One, the OVES charity fund, runs a project to obtain prosthetic limbs for veterans of Russia’s war in Ukraine. Two others, the Jerelo and Caritas charities, organize day programs for kids and young adults with autism, and those with physical or mental disabilities.
“We’re guests here, in Ukraine,” says Wiesenfeld. “And if we’re going to be guests, we’re going to be good guests. So if we have the ability to do something good, we’re going to do it.”
In late 2015, Canadian soldiers under the leadership of Chaplain Wayne Sollows, in their spare time were able to help the Grace Orphanage in Lviv, a boarding school in the village of Skole in Lviv Oblast, a children’s hospital in Kryviy Rih, and other causes.
Lyubomyr Zabolotniy, the director of the Grace Orphanage, which is currently home to 31 children, says that the visit by the Canadian military was very encouraging for the kids, who felt that they mattered even to people from outside of Ukraine.
New mandate
Back at the training ground in Lviv Oblast, Clarke explains that the Canadian and Ukrainian militaries are quite different, and it’s impossible to apply a set of rules and guidelines from Canada directly to the Ukrainian army.

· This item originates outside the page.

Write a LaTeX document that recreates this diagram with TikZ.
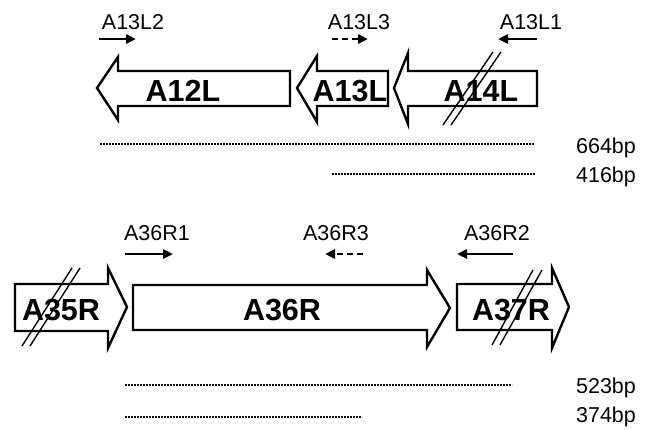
\documentclass[tikz,border=0pt]{standalone}
\usepackage{fontspec}
\setmainfont{Liberation Sans}
\usetikzlibrary{arrows.meta}
\tikzset{
  gene/.style={draw=black, line width=2.4pt, fill=white, line join=miter},
  genelabel/.style={font=\fontsize{30.5}{30}\selectfont\bfseries, anchor=base, inner sep=0pt},
  small/.style={font=\fontsize{21.5}{20}\selectfont, anchor=base, inner sep=0pt},
  primer/.style={line width=2.8pt, -{Triangle[length=10pt,width=9pt]}},
  primerdash/.style={primer, dash pattern=on 6pt off 4pt},
  product/.style={line width=2.2pt, dash pattern=on 2pt off 1pt},
  cut/.style={line width=1.4pt},
}
\begin{document}
\begin{tikzpicture}[x=1pt,y=-1pt]
\useasboundingbox (0,0) rectangle (648,429);

% ---- upper locus: genes on the left strand ----
\draw[gene] (97,88) -- (118,57) -- (118,71) -- (290,71) -- (290,106) -- (118,106) -- (118,120) -- cycle;
\draw[gene] (297,88) -- (317,56) -- (317,71) -- (388,71) -- (388,106) -- (317,106) -- (317,122) -- cycle;
\draw[gene] (394,88) -- (408,53) -- (408,71) -- (537,71) -- (537,106) -- (408,106) -- (408,124) -- cycle;
\node[genelabel] (a12l) at (183,101.5) {A12L};
\node[genelabel] (a13l) at (350,101.5) {A13L};
\node[genelabel] (a14l) at (481,101.5) {A14L};
\draw[cut] (493,52) -- (443,125);
\draw[cut] (501,52) -- (451,125);

% primers
\node[small] (p132) at (133,29) {A13L2};
\node[small] (p133) at (359,29) {A13L3};
\node[small] (p131) at (531,29) {A13L1};
\draw[primer] (99,39) -- (136,39);
\draw[primerdash] (332,39) -- (368,39);
\draw[primer] (537,39) -- (498,39);

% amplicons
\draw[product] (100,144) -- (535,144);
\draw[product] (332,174) -- (535,174);
\node[small] (b664) at (606,153) {664bp};
\node[small] (b416) at (606,182) {416bp};

% ---- lower locus: genes on the right strand ----
\draw[gene] (15,284) -- (108,284) -- (108,268) -- (127,307) -- (108,348) -- (108,331) -- (15,331) -- cycle;
\draw[gene] (133,285) -- (427,285) -- (427,270) -- (450,308) -- (427,347) -- (427,330) -- (133,330) -- cycle;
\draw[gene] (457,284) -- (552,284) -- (552,268) -- (569,307) -- (552,348) -- (552,330) -- (457,330) -- cycle;
\node[genelabel] (a35r) at (61,320) {A35R};
\node[genelabel] (a36r) at (282,320) {A36R};
\node[genelabel] (a37r) at (511,320) {A37R};
\draw[cut] (72,268) -- (22,346);
\draw[cut] (80,268) -- (30,346);
\draw[cut] (533,270) -- (492,345);
\draw[cut] (542,270) -- (500,345);

% primers
\node[small] (p361) at (157,240) {A36R1};
\node[small] (p363) at (336,240) {A36R3};
\node[small] (p362) at (497,240) {A36R2};
\draw[primer] (125,254) -- (173,254);
\draw[primerdash] (363,254) -- (325,254);
\draw[primer] (513,254) -- (457,254);

% amplicons
\draw[product] (125,385) -- (512,385);
\draw[product] (125,417) -- (362,417);
\node[small] (b523) at (606,393) {523bp};
\node[small] (b374) at (606,422) {374bp};
\end{tikzpicture}
\end{document}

But under a new mandate recently developed for the training mission, the Canadian military is able to listen to the needs and suggestions of Ukrainian military officers, and meet those needs within a few weeks.
On a lighter note, Clarke says with a grin, “The vehicles that used to be those of the enemy, that we used to study — now we’re training on them, so that’s a fun fact.”
But the ultimate aim of the training, of course, is deadly serious.
Ilyk says that Russia’s war in Ukraine is a hybrid war, and no one knows exactly how to fight it yet. For now, the war basically consists of the sides maintaining pressure on each other.